In making this decision to end the slow march of cancer, I’ve had to separate so many factors that it required talking with various people. Carrying the kind of guilt I have for so long has to be a factor removed from the discussion at all costs. While this is going to be a selfish act, I am trying to make it a selfless act as well.
I’m not sure how to make that part work. The lawyer has said a few things, but he has also admitted that having known each other since we were teenagers colors his opinions on this topic. The therapist has had her chance to chime in as well. That has been about the absolute weight of my emotions that curl my shoulders and strain my legs most days.
It’s easy to plan for what becomes of your things. Who gets what and who gets told they get nothing. [sorry I have an aunt who would clean my house out before the body was cold.] But the emotions that go into that are tough. Some items mean a great deal to me and finding them a new home with someone who might also grow to understand that can be draining.
Strangely I have a teddy bear that will go up in smoke with the rest of me because that has been the pattern for the others who have the matching 5 other bears. Odd since they are all handmade and I still know where each of the others are.

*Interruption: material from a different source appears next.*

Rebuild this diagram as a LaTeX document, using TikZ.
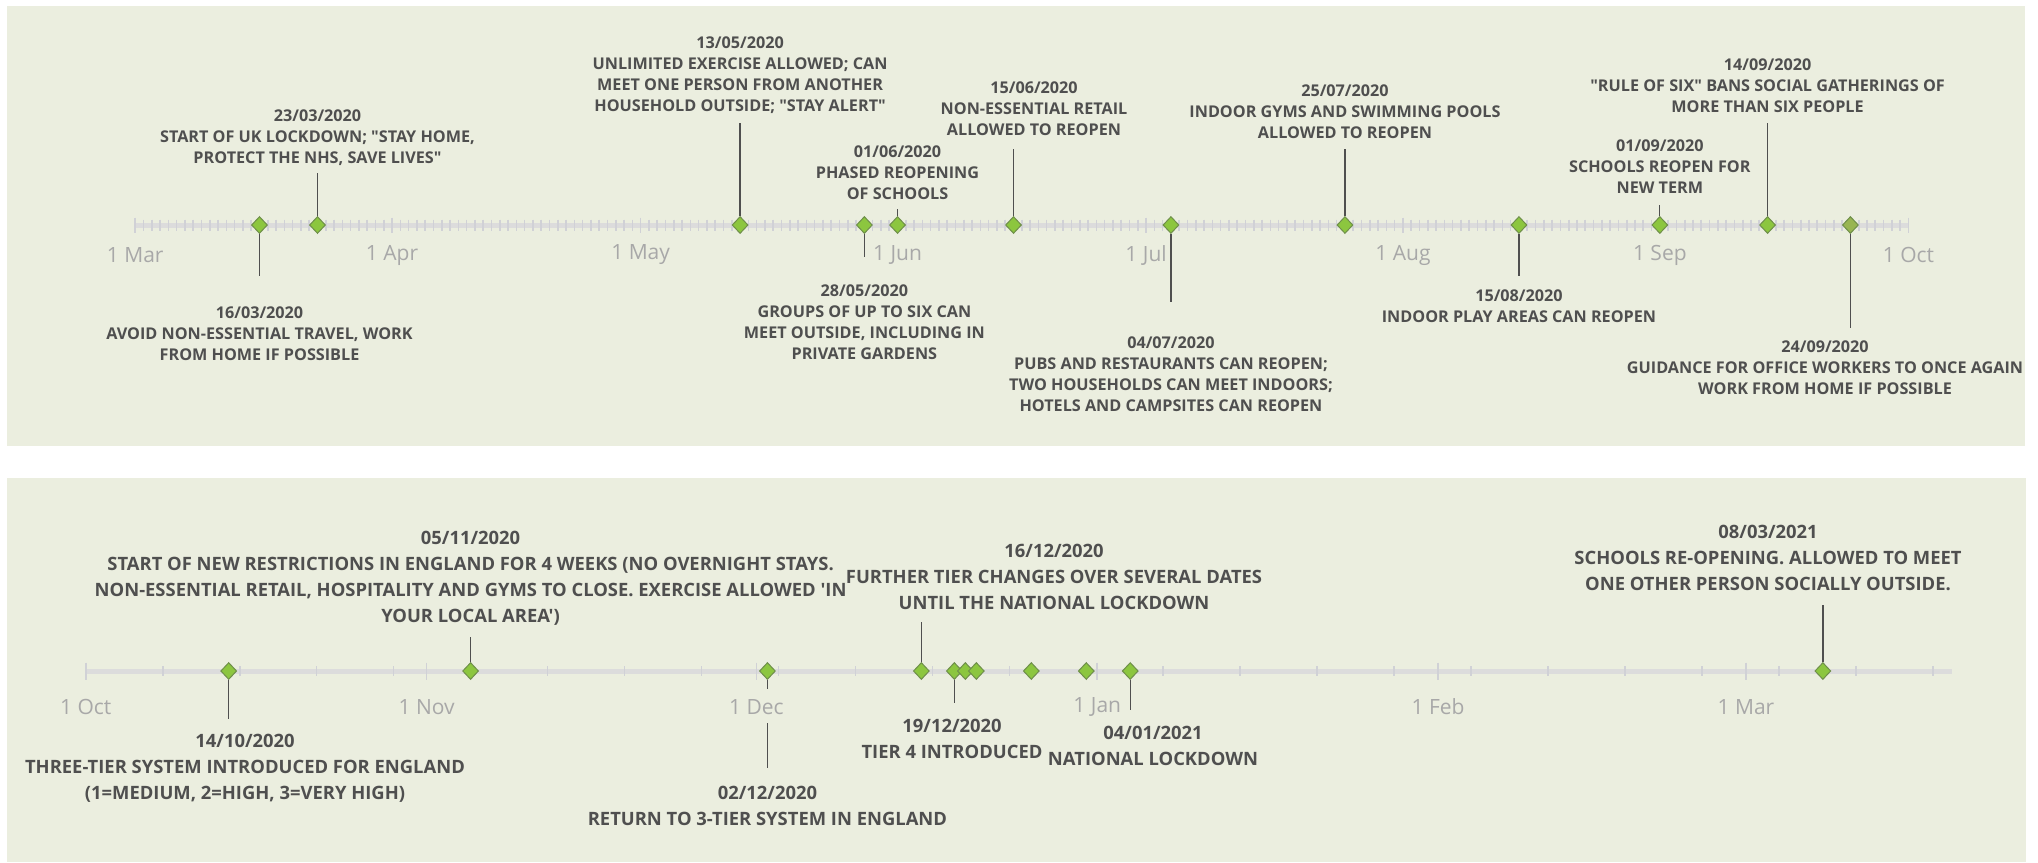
\documentclass[tikz,border=0pt]{standalone}
\usepackage{fontspec}
\setmainfont{Open Sans}
\newfontfamily\linefont{Open Sans}
\usetikzlibrary{shapes,positioning}
\definecolor{panel}{HTML}{EBEEDF}
\definecolor{axisgrey}{HTML}{DCDCDC}
\definecolor{tickgrey}{HTML}{D0D1D6}
\definecolor{textgrey}{HTML}{4F4F4F}
\definecolor{monthgrey}{HTML}{A8A8A8}
\definecolor{leaf}{HTML}{8CC63F}
\definecolor{leafline}{HTML}{6F8F4A}
\definecolor{oliveleaf}{HTML}{98B552}
% day -> x position on each axis
\newcommand{\topx}[1]{135.2+8.286*#1}
\newcommand{\botx}[1]{85.8+10.994*#1}

\begin{document}
\begin{tikzpicture}[x=0.5pt,y=-0.5pt]
    \tikzstyle{axis}=[draw=axisgrey, line width=2.5pt]
    \tikzstyle{tick}=[draw=tickgrey, line width=0.8pt]
    \tikzstyle{event}=[diamond, draw=leafline, fill=leaf, line width=0.5pt, minimum width=8pt, minimum height=8.5pt, inner sep=0]
    \tikzstyle{connect}=[draw=textgrey, line width=0.65pt]
    \tikzstyle{month}=[text=monthgrey, font=\linefont\fontsize{10.5}{12}\selectfont, inner sep=0]
    \tikzstyle{toptext}=[text=textgrey, font=\linefont\bfseries\fontsize{8.1}{10.5}\selectfont, align=center, anchor=north, inner sep=0]
    \tikzstyle{bottext}=[toptext, font=\linefont\bfseries\fontsize{9.2}{13}\selectfont]
    \useasboundingbox (0,0) rectangle (2038,862);
    \fill[panel] (7,6) rectangle (2025,446);
    \fill[panel] (7,478) rectangle (2026,862);

    % 2020 axis, Mar to Oct
    \draw[axis] ({\topx{0}},225) -- ({\topx{214}},225);
    \foreach \d in {0,...,214}
        \draw[tick] ({\topx{\d}},219.5) -- ++(0,11);
    \foreach \d/\m in {0/Mar,31/Apr,61/May,92/Jun,122/Jul,153/Aug,184/Sep,214/Oct} {
        \draw[tick] ({\topx{\d}},217.5) -- ++(0,15);
        \node[month] (t\m) at ({\topx{\d}},255) {1 \m};
    }

    % 2020/21 axis, Oct to Mar
    \draw[axis] ({\botx{0}},671) -- (1952,671);
    \foreach \d in {0,7,...,168}
        \draw[tick] ({\botx{\d}},666) -- ++(0,10);
    \foreach \d/\m in {0/Oct,31/Nov,61/Dec,92/Jan,123/Feb,151/Mar} {
        \draw[tick] ({\botx{\d}},662.5) -- ++(0,17);
        \node[month] (b\m) at ({\botx{\d}},707) {1 \m};
    }

    % events 2020
    \node[event] (e1603) at ({\topx{15}},225) {};
    \node[event] (e2303) at ({\topx{22}},225) {};
    \node[event] (e1305) at ({\topx{73}},225) {};
    \node[event] (e2805) at ({\topx{88}},225) {};
    \node[event] (e0106) at ({\topx{92}},225) {};
    \node[event] (e1506) at ({\topx{106}},225) {};
    \node[event] (e0407) at ({\topx{125}},225) {};
    \node[event] (e2507) at ({\topx{146}},225) {};
    \node[event] (e1508) at ({\topx{167}},225) {};
    \node[event] (e0109) at ({\topx{184}},225) {};
    \node[event] (e1409) at ({\topx{197}},225) {};
    \node[event,fill=oliveleaf] (e2409) at ({\topx{207}},225) {};

    \coordinate (l1603) at ({\topx{15}},276);
    \coordinate (l2303) at ({\topx{22}},173);
    \coordinate (l1305) at ({\topx{73}},123);
    \coordinate (l2805) at ({\topx{88}},257);
    \coordinate (l0106) at ({\topx{92}},209);
    \coordinate (l1506) at ({\topx{106}},149);
    \coordinate (l0407) at ({\topx{125}},302);
    \coordinate (l2507) at ({\topx{146}},149);
    \coordinate (l1508) at ({\topx{167}},276);
    \coordinate (l0109) at ({\topx{184}},205);
    \coordinate (l1409) at ({\topx{197}},123);
    \coordinate (l2409) at ({\topx{207}},328);
    \draw[connect] (e1603.south) -- (l1603);
    \draw[connect] (e2303.north) -- (l2303);
    \draw[connect] (e1305.north) -- (l1305);
    \draw[connect] (e2805.south) -- (l2805);
    \draw[connect] (e0106.north) -- (l0106);
    \draw[connect] (e1506.north) -- (l1506);
    \draw[connect] (e0407.south) -- (l0407);
    \draw[connect] (e2507.north) -- (l2507);
    \draw[connect] (e1508.south) -- (l1508);
    \draw[connect] (e0109.north) -- (l0109);
    \draw[connect] (e1409.north) -- (l1409);
    \draw[connect] (e2409.south) -- (l2409);

    \node[toptext] (t1603) at ({\topx{15}},306) {16/03/2020\\AVOID NON-ESSENTIAL TRAVEL, WORK\\FROM HOME IF POSSIBLE};
    \node[toptext] (t2303) at ({\topx{22}},109) {23/03/2020\\START OF UK LOCKDOWN; "STAY HOME,\\PROTECT THE NHS, SAVE LIVES"};
    \node[toptext] (t1305) at ({\topx{73}},36) {13/05/2020\\UNLIMITED EXERCISE ALLOWED; CAN\\MEET ONE PERSON FROM ANOTHER\\HOUSEHOLD OUTSIDE; "STAY ALERT"};
    \node[toptext] (t2805) at ({\topx{88}},284) {28/05/2020\\GROUPS OF UP TO SIX CAN\\MEET OUTSIDE, INCLUDING IN\\PRIVATE GARDENS};
    \node[toptext] (t0106) at ({\topx{92}},145) {01/06/2020\\PHASED REOPENING\\OF SCHOOLS};
    \node[toptext] (t1506) at (1034,81) {15/06/2020\\NON-ESSENTIAL RETAIL\\ALLOWED TO REOPEN};
    \node[toptext] (t0407) at ({\topx{125}},336) {04/07/2020\\PUBS AND RESTAURANTS CAN REOPEN;\\TWO HOUSEHOLDS CAN MEET INDOORS;\\HOTELS AND CAMPSITES CAN REOPEN};
    \node[toptext] (t2507) at ({\topx{146}},84) {25/07/2020\\INDOOR GYMS AND SWIMMING POOLS\\ALLOWED TO REOPEN};
    \node[toptext] (t1508) at ({\topx{167}},289) {15/08/2020\\INDOOR PLAY AREAS CAN REOPEN};
    \node[toptext] (t0109) at ({\topx{184}},139) {01/09/2020\\SCHOOLS REOPEN FOR\\NEW TERM};
    \node[toptext] (t1409) at ({\topx{197}},58) {14/09/2020\\"RULE OF SIX" BANS SOCIAL GATHERINGS OF\\MORE THAN SIX PEOPLE};
    \node[toptext] (t2409) at (1825,340) {24/09/2020\\GUIDANCE FOR OFFICE WORKERS TO ONCE AGAIN\\WORK FROM HOME IF POSSIBLE};

    % events 2020/21
    \node[event] (e1410) at ({\botx{13}},671) {};
    \node[event] (e0511) at ({\botx{35}},671) {};
    \node[event] (e0212) at ({\botx{62}},671) {};
    \node[event] (e1612) at ({\botx{76}},671) {};
    \node[event] (e1912) at ({\botx{79}},671) {};
    \node[event] (e2012) at ({\botx{80}},671) {};
    \node[event] (e2112) at ({\botx{81}},671) {};
    \node[event] (e2612) at ({\botx{86}},671) {};
    \node[event] (e3112) at ({\botx{91}},671) {};
    \node[event] (e0401) at ({\botx{95}},671) {};
    \node[event] (e0803) at ({\botx{158}},671) {};

    \coordinate (l1410) at ({\botx{13}},719);
    \coordinate (l0511) at ({\botx{35}},637);
    \coordinate (l0212) at ({\botx{62}},768);
    \coordinate (l1612) at ({\botx{76}},622);
    \coordinate (l1912) at ({\botx{79}},703);
    \coordinate (l0401) at ({\botx{95}},710);
    \coordinate (l0803) at ({\botx{158}},605);
    \draw[connect] (e1410.south) -- (l1410);
    \draw[connect] (e0511.north) -- (l0511);
    \draw[connect,shorten >=5pt] (e0212.south) -- (e0212 |- bDec.north);
    \draw[connect,shorten <=4pt] (e0212 |- bDec.south) -- (l0212);
    \draw[connect] (e1612.north) -- (l1612);
    \draw[connect] (e1912.south) -- (l1912);
    \draw[connect] (e0401.south) -- (l0401);
    \draw[connect] (e0803.north) -- (l0803);

    \node[bottext] (t1410) at (245,734) {14/10/2020\\THREE-TIER SYSTEM INTRODUCED FOR ENGLAND\\(1=MEDIUM, 2=HIGH, 3=VERY HIGH)};
    \node[bottext] (t0511) at ({\botx{35}},531) {05/11/2020\\START OF NEW RESTRICTIONS IN ENGLAND FOR 4 WEEKS (NO OVERNIGHT STAYS.\\NON-ESSENTIAL RETAIL, HOSPITALITY AND GYMS TO CLOSE. EXERCISE ALLOWED 'IN\\YOUR LOCAL AREA')};
    \node[bottext] (t0212) at ({\botx{62}},786) {02/12/2020\\RETURN TO 3-TIER SYSTEM IN ENGLAND};
    \node[bottext] (t1612) at (1054,544) {16/12/2020\\FURTHER TIER CHANGES OVER SEVERAL DATES\\UNTIL THE NATIONAL LOCKDOWN};
    \node[bottext] (t1912) at (952,719) {19/12/2020\\TIER 4 INTRODUCED};
    \node[bottext] (t0401) at (1153,726) {04/01/2021\\NATIONAL LOCKDOWN};
    \node[bottext] (t0803) at (1768,525) {08/03/2021\\SCHOOLS RE-OPENING. ALLOWED TO MEET\\ONE OTHER PERSON SOCIALLY OUTSIDE.};
\end{tikzpicture}
\end{document}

There’s a drawer full of letters. All sealed and signed across the back so no person opens another’s without their consent. It has taken time to write them. Not a single one out of spite or anger. I’ve done my best to only talk about funny or meaningful stories. No reason to add weight to their journey.
I have even written a draft on this blog that eventually will get posted. I won’t be the person pushing any buttons that day, but I’m a planner and a few people here need to hear how much I have enjoyed their writing.
My nightmares come from dealing with a few of the ladies in my life. My mother, other mother Kathy, my niece and the two she has brought into my life to help get me through the days. I saw what happened to the first three when we had to say goodbye to my daughter. Family grieves differently than those reading my words. I’ve spent a lifetime protecting them and I would give everything to protect them from what comes next.
It’s not like my father or brother aren’t going to be bothered, that’s not my point. But they handle things so quietly I couldn’t tell you what they are going to do.
Like a few posts, I’m not sure of what the point has been. My emotions are at times very difficult to get a handle on. I’m confused about how to handle a few people and experiences. That female who keeps knocking on the door asking what she can do has asked to be there. For all of it, damn the laws. But really who goes after someone who sat in a chair while another person drank a very medicated milkshake?
Maybe tomorrow we can talk about the road trip to get ice cream? That sounds like more fun. Especially since we ‘re letting a 15 year old drive part of the backroads!